─── Data lines

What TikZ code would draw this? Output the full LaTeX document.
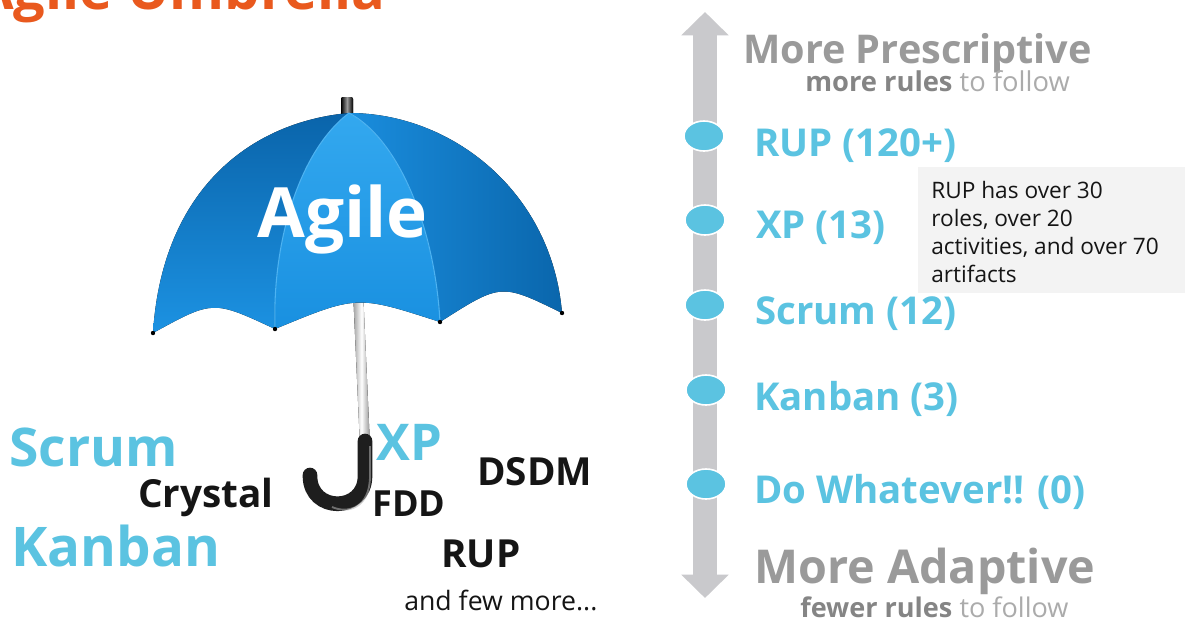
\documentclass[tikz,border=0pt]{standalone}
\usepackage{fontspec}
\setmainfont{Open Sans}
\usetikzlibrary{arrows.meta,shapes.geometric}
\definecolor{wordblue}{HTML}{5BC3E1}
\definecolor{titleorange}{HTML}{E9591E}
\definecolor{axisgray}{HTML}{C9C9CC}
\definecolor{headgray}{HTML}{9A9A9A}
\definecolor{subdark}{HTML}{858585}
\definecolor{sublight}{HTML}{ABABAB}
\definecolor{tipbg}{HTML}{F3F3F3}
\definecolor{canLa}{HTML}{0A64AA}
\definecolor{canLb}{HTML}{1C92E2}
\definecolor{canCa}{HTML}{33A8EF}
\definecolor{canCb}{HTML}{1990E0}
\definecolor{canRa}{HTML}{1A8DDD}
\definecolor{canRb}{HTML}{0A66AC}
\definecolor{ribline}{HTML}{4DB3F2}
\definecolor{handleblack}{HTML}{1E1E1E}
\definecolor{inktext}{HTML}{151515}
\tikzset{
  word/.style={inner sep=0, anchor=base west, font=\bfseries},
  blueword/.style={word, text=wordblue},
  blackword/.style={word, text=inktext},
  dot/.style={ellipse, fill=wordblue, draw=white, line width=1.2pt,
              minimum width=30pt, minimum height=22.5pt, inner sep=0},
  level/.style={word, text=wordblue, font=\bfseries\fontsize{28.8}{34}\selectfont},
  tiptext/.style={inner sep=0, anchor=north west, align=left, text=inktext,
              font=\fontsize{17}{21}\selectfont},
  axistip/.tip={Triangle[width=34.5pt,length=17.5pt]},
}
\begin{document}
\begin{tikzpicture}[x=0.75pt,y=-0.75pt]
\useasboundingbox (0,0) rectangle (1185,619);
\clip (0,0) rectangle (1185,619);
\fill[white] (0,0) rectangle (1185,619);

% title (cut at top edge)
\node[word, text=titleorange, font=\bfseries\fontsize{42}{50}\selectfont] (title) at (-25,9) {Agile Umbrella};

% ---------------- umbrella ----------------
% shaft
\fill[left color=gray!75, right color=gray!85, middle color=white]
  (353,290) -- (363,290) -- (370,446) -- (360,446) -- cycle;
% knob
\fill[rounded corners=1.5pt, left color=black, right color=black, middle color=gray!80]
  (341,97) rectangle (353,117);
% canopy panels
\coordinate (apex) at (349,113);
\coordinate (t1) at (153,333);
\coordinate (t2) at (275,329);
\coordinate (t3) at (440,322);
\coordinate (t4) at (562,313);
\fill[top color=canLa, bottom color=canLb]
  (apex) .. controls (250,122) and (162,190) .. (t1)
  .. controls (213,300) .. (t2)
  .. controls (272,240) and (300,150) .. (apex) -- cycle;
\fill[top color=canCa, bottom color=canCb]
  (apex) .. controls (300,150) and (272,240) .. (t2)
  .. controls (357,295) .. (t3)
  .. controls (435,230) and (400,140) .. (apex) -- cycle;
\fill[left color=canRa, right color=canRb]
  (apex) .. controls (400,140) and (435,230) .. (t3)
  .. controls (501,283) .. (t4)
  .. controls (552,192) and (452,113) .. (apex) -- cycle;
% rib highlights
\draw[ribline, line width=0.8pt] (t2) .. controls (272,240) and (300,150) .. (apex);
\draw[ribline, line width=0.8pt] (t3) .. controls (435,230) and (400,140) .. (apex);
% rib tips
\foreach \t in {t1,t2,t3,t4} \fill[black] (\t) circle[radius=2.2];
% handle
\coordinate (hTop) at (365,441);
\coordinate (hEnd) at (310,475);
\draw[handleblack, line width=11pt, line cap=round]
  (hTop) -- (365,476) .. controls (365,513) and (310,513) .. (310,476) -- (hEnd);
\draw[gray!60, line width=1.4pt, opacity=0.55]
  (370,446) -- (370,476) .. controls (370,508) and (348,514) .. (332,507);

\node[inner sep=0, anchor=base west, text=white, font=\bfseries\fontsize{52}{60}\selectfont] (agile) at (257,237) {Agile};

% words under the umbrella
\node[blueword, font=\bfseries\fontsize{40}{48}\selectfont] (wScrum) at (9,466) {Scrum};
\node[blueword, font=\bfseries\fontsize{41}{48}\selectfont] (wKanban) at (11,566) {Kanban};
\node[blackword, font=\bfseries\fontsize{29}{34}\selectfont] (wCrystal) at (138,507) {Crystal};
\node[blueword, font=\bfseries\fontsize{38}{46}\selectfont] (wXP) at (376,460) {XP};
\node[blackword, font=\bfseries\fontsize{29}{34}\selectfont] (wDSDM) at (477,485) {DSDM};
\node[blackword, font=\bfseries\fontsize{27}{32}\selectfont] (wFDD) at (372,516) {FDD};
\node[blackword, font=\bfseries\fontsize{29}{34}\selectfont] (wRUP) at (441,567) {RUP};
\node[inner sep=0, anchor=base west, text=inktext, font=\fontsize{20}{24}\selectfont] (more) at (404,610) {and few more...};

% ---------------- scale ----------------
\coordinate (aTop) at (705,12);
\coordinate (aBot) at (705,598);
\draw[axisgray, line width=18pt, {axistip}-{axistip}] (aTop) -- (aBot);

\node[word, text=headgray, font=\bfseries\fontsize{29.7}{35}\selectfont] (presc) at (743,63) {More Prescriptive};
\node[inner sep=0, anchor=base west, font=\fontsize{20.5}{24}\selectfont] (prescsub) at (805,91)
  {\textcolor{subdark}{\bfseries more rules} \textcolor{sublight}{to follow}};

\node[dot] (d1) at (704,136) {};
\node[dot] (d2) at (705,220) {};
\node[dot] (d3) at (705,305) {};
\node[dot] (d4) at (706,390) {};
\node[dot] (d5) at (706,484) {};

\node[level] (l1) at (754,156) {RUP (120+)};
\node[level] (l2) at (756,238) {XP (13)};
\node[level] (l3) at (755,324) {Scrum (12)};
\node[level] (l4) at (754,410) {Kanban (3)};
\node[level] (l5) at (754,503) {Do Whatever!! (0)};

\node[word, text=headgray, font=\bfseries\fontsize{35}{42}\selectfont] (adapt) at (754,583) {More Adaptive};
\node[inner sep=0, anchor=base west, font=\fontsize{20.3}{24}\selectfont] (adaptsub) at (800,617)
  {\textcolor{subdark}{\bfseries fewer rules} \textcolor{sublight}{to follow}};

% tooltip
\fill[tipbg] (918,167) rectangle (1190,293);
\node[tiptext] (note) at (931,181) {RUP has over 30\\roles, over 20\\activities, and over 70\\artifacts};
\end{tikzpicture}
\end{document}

──────

Give again, exactly, the lines from the start of the data through the one holding "(title) at (-25,9)"; omit the pictures.

What TikZ code would draw this? Output the full LaTeX document.
\documentclass[tikz,border=0pt]{standalone}
\usepackage{fontspec}
\setmainfont{Open Sans}
\usetikzlibrary{arrows.meta,shapes.geometric}
\definecolor{wordblue}{HTML}{5BC3E1}
\definecolor{titleorange}{HTML}{E9591E}
\definecolor{axisgray}{HTML}{C9C9CC}
\definecolor{headgray}{HTML}{9A9A9A}
\definecolor{subdark}{HTML}{858585}
\definecolor{sublight}{HTML}{ABABAB}
\definecolor{tipbg}{HTML}{F3F3F3}
\definecolor{canLa}{HTML}{0A64AA}
\definecolor{canLb}{HTML}{1C92E2}
\definecolor{canCa}{HTML}{33A8EF}
\definecolor{canCb}{HTML}{1990E0}
\definecolor{canRa}{HTML}{1A8DDD}
\definecolor{canRb}{HTML}{0A66AC}
\definecolor{ribline}{HTML}{4DB3F2}
\definecolor{handleblack}{HTML}{1E1E1E}
\definecolor{inktext}{HTML}{151515}
\tikzset{
  word/.style={inner sep=0, anchor=base west, font=\bfseries},
  blueword/.style={word, text=wordblue},
  blackword/.style={word, text=inktext},
  dot/.style={ellipse, fill=wordblue, draw=white, line width=1.2pt,
              minimum width=30pt, minimum height=22.5pt, inner sep=0},
  level/.style={word, text=wordblue, font=\bfseries\fontsize{28.8}{34}\selectfont},
  tiptext/.style={inner sep=0, anchor=north west, align=left, text=inktext,
              font=\fontsize{17}{21}\selectfont},
  axistip/.tip={Triangle[width=34.5pt,length=17.5pt]},
}
\begin{document}
\begin{tikzpicture}[x=0.75pt,y=-0.75pt]
\useasboundingbox (0,0) rectangle (1185,619);
\clip (0,0) rectangle (1185,619);
\fill[white] (0,0) rectangle (1185,619);

% title (cut at top edge)
\node[word, text=titleorange, font=\bfseries\fontsize{42}{50}\selectfont] (title) at (-25,9) {Agile Umbrella};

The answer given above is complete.